There is a Bedouin village in the West Bank called Khan al Ahmar.
The residents of the village – 32 families – belong to the Jahalin tribe. They used to live in the Negev. In the 1950s, after they were driven out of that area, they made their way to the West Bank and established new homes at the site of what is now the settlement of Kfar Adumim. They were driven out of these homes too. Today, they live in poverty, in an area about two kilometers south of that location.
A decision by the High Court last month has paved the way for the Israeli government, if it so chooses, to demolish the village.
It’s clear why Israel’s settler movement wants to see the village destroyed. Khan al Ahmar sits between Jericho and East Jerusalem, in a sparsely populated area. The opportunity to expand settlements there, while removing the existing Palestinian population, would create a contiguous block of settlements that disconnects the Palestinian residents of East Jerusalem and Bethlehem from Jericho and the Jordan Valley. Doing so would effectively sever the West Bank into two pieces, compromising the contiguity — and as a result, the viability — of any future Palestinian state.
The plan to demolish this village is not only strategically dangerous; it is morally objectionable. The people of the village have already been displaced twice. They are tremendously poor. They deserve to be able to build their lives in peace and security.
Many Israelis are actively working to prevent the demolition of this village. A new petition to the High Court is being prepared. And a remarkable coalition of civil society groups — including human rights groups, organizations representing Palestinian citizens of Israel, and peace groups — are working to draw attention to the plight of the village. NIF is proud to support them.
The moral case against the demolition is so strong that even some settler leaders have spoken up. Among them is Sallai Meridor, the former Israeli ambassador to the United States, the former chair of the Jewish Agency, and a founder of Kfar Adumim. Here is some of what he wrote in a damning open letter to his fellow settlers in Kfar Adumim:
“Today I write to you on the verge of tears. I read the High Court’s decision regarding our Bedouin neighbors. It is clear that the four petitions submitted by the association contributed to a decision that would enable the forcible evacuation of our Bedouin neighbors.

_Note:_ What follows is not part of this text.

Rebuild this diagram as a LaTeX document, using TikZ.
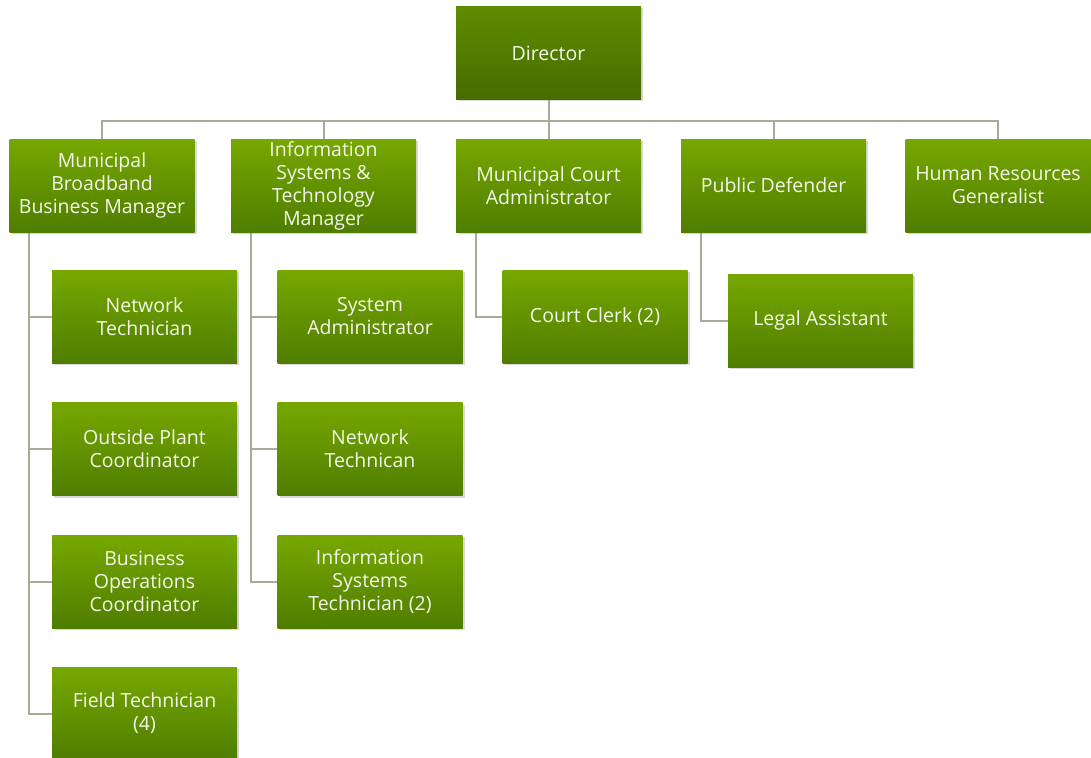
\documentclass[tikz,border=0pt]{standalone}
\usepackage{fontspec}
\setmainfont{Open Sans}
\usetikzlibrary{shadows,backgrounds}
\definecolor{gtop}{HTML}{76A800}
\definecolor{gbot}{HTML}{4F7D00}
\definecolor{dtop}{HTML}{5E8C00}
\definecolor{dbot}{HTML}{466C00}
\definecolor{conn}{HTML}{A3AE95}
\definecolor{txt}{HTML}{F4F6EA}
\begin{document}
\begin{tikzpicture}[x=1pt,y=-1pt,
 box/.style={minimum width=185pt, minimum height=93pt, inner sep=0pt, top color=gtop, bottom color=gbot, text=txt, align=center, font=\fontsize{19.5}{23}\selectfont, drop shadow={shadow xshift=2pt, shadow yshift=-2pt, opacity=0.3}},
 dirbox/.style={box, top color=dtop, bottom color=dbot},
 link/.style={draw=conn, line width=2pt}]
\useasboundingbox (0,0) rectangle (1091,757);
\node[dirbox] (dir) at (548.5,53) {Director};
\node[box] (mbbm) at (102,185.5) {Municipal\\Broadband\\Business Manager};
\node[box] (ist) at (323.5,185.5) {Information\\Systems \&\\Technology\\Manager};
\node[box] (mca) at (548.5,185.5) {Municipal Court\\Administrator};
\node[box] (pd) at (773.5,185.5) {Public Defender};
\node[box] (hr) at (998,185.5) {Human Resources\\Generalist};
\node[box] (nt) at (144.5,316.5) {Network\\Technician};
\node[box] (opc) at (144.5,449) {Outside Plant\\Coordinator};
\node[box] (boc) at (144.5,581.5) {Business\\Operations\\Coordinator};
\node[box] (ft) at (144.5,713.5) {Field Technician\\(4)};
\node[box] (sa) at (370,316.5) {System\\Administrator};
\node[box] (ntc) at (370,449) {Network\\Technican};
\node[box] (ist2) at (370,581.5) {Information\\Systems\\Technician (2)};
\node[box] (cc) at (595,316.5) {Court Clerk (2)};
\node[box] (la) at (820.5,320.5) {Legal Assistant};
\begin{scope}[on background layer]
\foreach \n in {mbbm,ist,mca,pd,hr}
  \draw[link] (dir.south) -- ++(0,21) -| (\n.north);
\foreach \n in {nt,opc,boc,ft}
  \draw[link] ([xshift=20pt]mbbm.south west) |- (\n.west);
\foreach \n in {sa,ntc,ist2}
  \draw[link] ([xshift=20pt]ist.south west) |- (\n.west);
\draw[link] ([xshift=20pt]mca.south west) |- (cc.west);
\draw[link] ([xshift=20pt]pd.south west) |- (la.west);
\end{scope}
\end{tikzpicture}
\end{document}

“I cannot understand why the village leadership chose to act to expel our neighbors. What led us to want the destruction of their homes? What morality has motivated us to want to expel people for the second time, after their families were already expelled from the State of Israel in the 1950s? What closed mindedness, and perhaps haughtiness, led us to refuse to join the proposal of members of the neighborhood to reach an agreed upon solution? What logic led us to enter this terrible battle with those living next to us?… I hope that they were not motivated by the fact that our neighbors were non-Jews, because this is unacceptable to me as a Jew.”
“The Bedouins were here when we arrived… What has happened to us that we now also demand the poor man’s only sheep? Today, or tonight, when the army will come to expel our neighbors, it will be a sad day not only because of their suffering, but mainly because we caused this suffering. None of us can wash our hands from this. I too remained silent, out of the honor for the community and its emissaries, and I will walk with this mark of Cain for a long time. We cannot wash ourselves clean, because our hands shed this ‘blood’ and we witnessed this.”
I do not know whether we will win the fight to save Khan al Ahmar. It is a fight against the greed and the hubris of the settler movement. It is a fight for the viability of the two-state solution. It is a fight for decency.
I do now know whether we will win this fight. But I do know one thing: we must show up to this fight.
When we show up, whether or not we win, we will demonstrate that the future of Israel and Palestine is not only determined by those who see the conflict as a zero-sum game between the two nations. We will show that Jews and Arabs, Israelis and Palestinians, can be more than enemies, or even neighbors. They can be partners.
When NIF fights for Khan al Ahmar we are fighting for Israel’s future too.